Claire Pfann, a New Testament professor at the Holy Land University in West
Jerusalem, says the birth narratives were the last parts of the Gospels to be
written down, years after Jesus's resurrection. Early Christians, who
expected Christ to return quickly, were more interested in the passion
narratives.

And while accounts of the passion story are generally consistent, that is not
the case for the stories about the birth of Jesus. Luke and Matthew are the
only ones who tell the tale, and their stories are quite different - although
both are full of symbolic Old Testament twists.

They have a few things in common: A story of a pre-marital pregnancy. A birth
in Bethlehem and a subsequent move to Nazareth. A mother named Mary. A baby
named Jesus.

Pfann points out that Matthew portrays Jesus as the new Moses, come to
liberate Israel. In Matthew, Herod slaughters the infants, as Pharoah did
ages before. Mary, Jesus and Joseph flee to Egypt, where God called Moses.
Later Jesus and the apostles cross the Jordan, re-entering the Promised Land,
where Jesus immediately climbs a mountain and delivers the Sermon on the
Mount, recalling Moses in the Sinai.

Luke also uses Old Testament imagery: Angels visit a barren Zechariah and
Elizabeth, a new Abraham and Sarah. Jesus and Mary are a re-cast Samuel and
Hannah. Even the Hebrew language used to describe Samuel is repeated: "And
the child grew in stature and in wisdom."

"It reminds the reader that God is fulfilling God's promises," says Pfann,
noting that only Luke includes the story about the heavens opening, the
angels singing and the shepherds hearing. "I don't think there is anything
else quite like that," she says. "Luke was indicating cosmological
significance.  A sign in the heavens meant this would affect the entire
history of mankind."

Why shepherds? Pfann says the image of the shepherd is loaded with powerful
Biblical symbolism. God promises to shepherd his people throughout scripture.
And Jesus is known as the Good Shepherd.

"The birth of a shepherd to shepherds," she says. "The Lamb of God is being
born, and shepherds are the first to hear the news. But which field is it?
Nobody will ever know."

Shomali knows the site of the new Catholic sanctuary particularly well. The
Franciscans bought the land from his grandfather, who had been unaware of the
monasteries and churches that lay under his feet.

"It was a farmstead," he says. "Not only a church, but a small town."

In the fourth and fifth centuries, he adds, there were nearly 40 bishops in
the region, building monasteries and convents on every available hill. 

The Protestants, of course, were relative latecomers.

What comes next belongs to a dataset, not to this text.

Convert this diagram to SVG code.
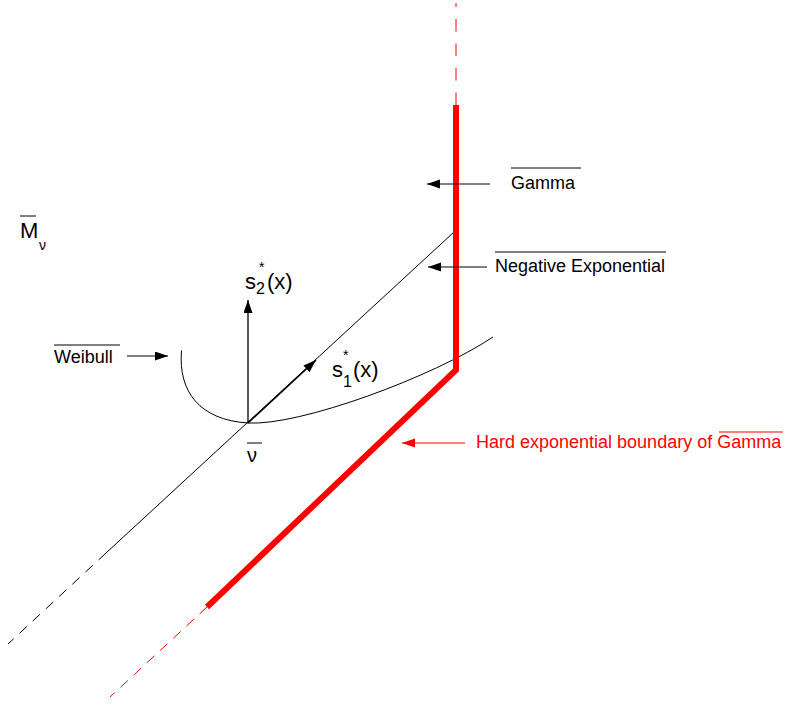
<svg xmlns="http://www.w3.org/2000/svg" width="793" height="705" viewBox="0 0 793 705">
<style>
text{font-family:"Liberation Sans",Arial,sans-serif;fill:#000}
.lbl{font-size:18px}
.red{fill:#ff0000}
.thin{stroke:#000;stroke-width:1;fill:none}
.bar{stroke:#000;stroke-width:1}
.rbar{stroke:#ff0000;stroke-width:1}
</style>
<defs>
<marker id="ah" markerUnits="userSpaceOnUse" markerWidth="14" markerHeight="10" refX="13" refY="4.5" orient="auto">
<path d="M0,0 L13,4.5 L0,9 Z" fill="#000"/>
</marker>
<marker id="ahr" markerUnits="userSpaceOnUse" markerWidth="14" markerHeight="10" refX="13" refY="4.5" orient="auto">
<path d="M0,0 L13,4.5 L0,9 Z" fill="#ff0000"/>
</marker>
</defs>
<g id="connectors">
<line class="thin" x1="454" y1="232" x2="106" y2="553"/>
<line class="thin" x1="106" y1="553" x2="8" y2="644" stroke-dasharray="10,8"/>
<path class="thin" d="M181.5,350.5 C178,392 200,420 248,423 C300,426 433,377 493,337"/>
<line x1="248" y1="423" x2="316" y2="360" stroke="#000" stroke-width="1.5" marker-end="url(#ah)"/>
<line x1="248" y1="423" x2="248" y2="300" stroke="#000" stroke-width="1.3" marker-end="url(#ah)"/>
<polyline points="456,105 456,370 207,607" fill="none" stroke="#ff0000" stroke-width="6"/>
<line x1="456" y1="105" x2="456" y2="3" stroke="#ff0000" stroke-width="1" stroke-dasharray="12.5,12"/>
<line x1="207" y1="607" x2="110" y2="697" stroke="#ff0000" stroke-width="1" stroke-dasharray="10,8"/>
<line x1="490" y1="184" x2="427" y2="184" stroke="#000" stroke-width="1" marker-end="url(#ah)"/>
<line x1="487" y1="267" x2="428" y2="267" stroke="#000" stroke-width="1" marker-end="url(#ah)"/>
<line x1="127" y1="356" x2="168" y2="356" stroke="#000" stroke-width="1" marker-end="url(#ah)"/>
<line x1="465" y1="443" x2="402" y2="443" stroke="#ff0000" stroke-width="1" marker-end="url(#ahr)"/>
</g>
<g id="node-M">
<text x="20" y="238" font-size="22">M</text>
<line class="bar" x1="20" y1="216" x2="36" y2="216"/>
<text x="39" y="250" font-size="14">ν</text>
</g>
<g id="node-nu">
<text x="247" y="462" font-size="20">ν</text>
<line class="bar" x1="247" y1="443" x2="262" y2="443"/>
</g>
<g id="node-s2">
<text x="245" y="289" font-size="22">s</text>
<text x="256" y="294" font-size="16">2</text>
<text x="259" y="272" font-size="14">*</text>
<text x="267" y="289" font-size="22">(x)</text>
</g>
<g id="node-s1">
<text x="332" y="377" font-size="22">s</text>
<text x="343" y="387" font-size="16">1</text>
<text x="343" y="360" font-size="14">*</text>
<text x="353" y="377" font-size="22">(x)</text>
</g>
<g id="node-gamma">
<text class="lbl" x="511" y="189">Gamma</text>
<line class="bar" x1="511" y1="168" x2="581" y2="168"/>
</g>
<g id="node-negexp">
<text class="lbl" x="495" y="272">Negative Exponential</text>
<line class="bar" x1="495" y1="252" x2="666" y2="252"/>
</g>
<g id="node-weibull">
<text class="lbl" x="54" y="363">Weibull</text>
<line class="bar" x1="54" y1="345" x2="120" y2="345"/>
</g>
<g id="node-hard">
<text class="lbl red" x="476" y="448">Hard exponential boundary of Gamma</text>
<line class="rbar" x1="719" y1="432" x2="783" y2="432"/>
</g>
</svg>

Their cave was opened
only in the 19th century, according to Shomali, who calls it "very recent."

All his life, Shomali has watched Christmas Eve pilgrims walk past his
mother's doorway in the heart of Beit Sahour, carrying lighted candles while
making their way to Bethlehem to the cave-grotto in Manger Square.

"I'd just stand and watch the groups pass from the Shepherds' Fields and
other places, going up to the church," he recalls. "Some would be English,
some French, some Italian. That's what was happening until the last 20
years."

It has been slowed to a trickle by the steady tightening of the Israeli
occupation.

"Christians in Palestine feel protected by the holy places, and we feel like
we're here to protect the holy places," Shomali says. "We feel we belong
here. We were the first to receive the message."

He says that makes Palestinian Christians a "chosen people."

"We were the first to be told of the birth of Jesus Christ. So we are here to
stay. We can't leave. We have a sense of belonging to the place, and that
makes us proud. We have to stay, despite the difficulties."

In the not-too-distant past, Jarnoux says, it wasn't unusual for Franciscans
to say Mass for as many as 95,000 Catholic pilgrims each year on the hilltop
at the Latin fields. This year, he says, he has worshiped with only a few
busloads of pilgrims.

He picks up a chunk of stone from an altar in one of the caves, etched
centuries ago. With a finger he traces the shape of a primitive-looking fish.

Words failing him, he shrugs and says only, "Peace. Peace."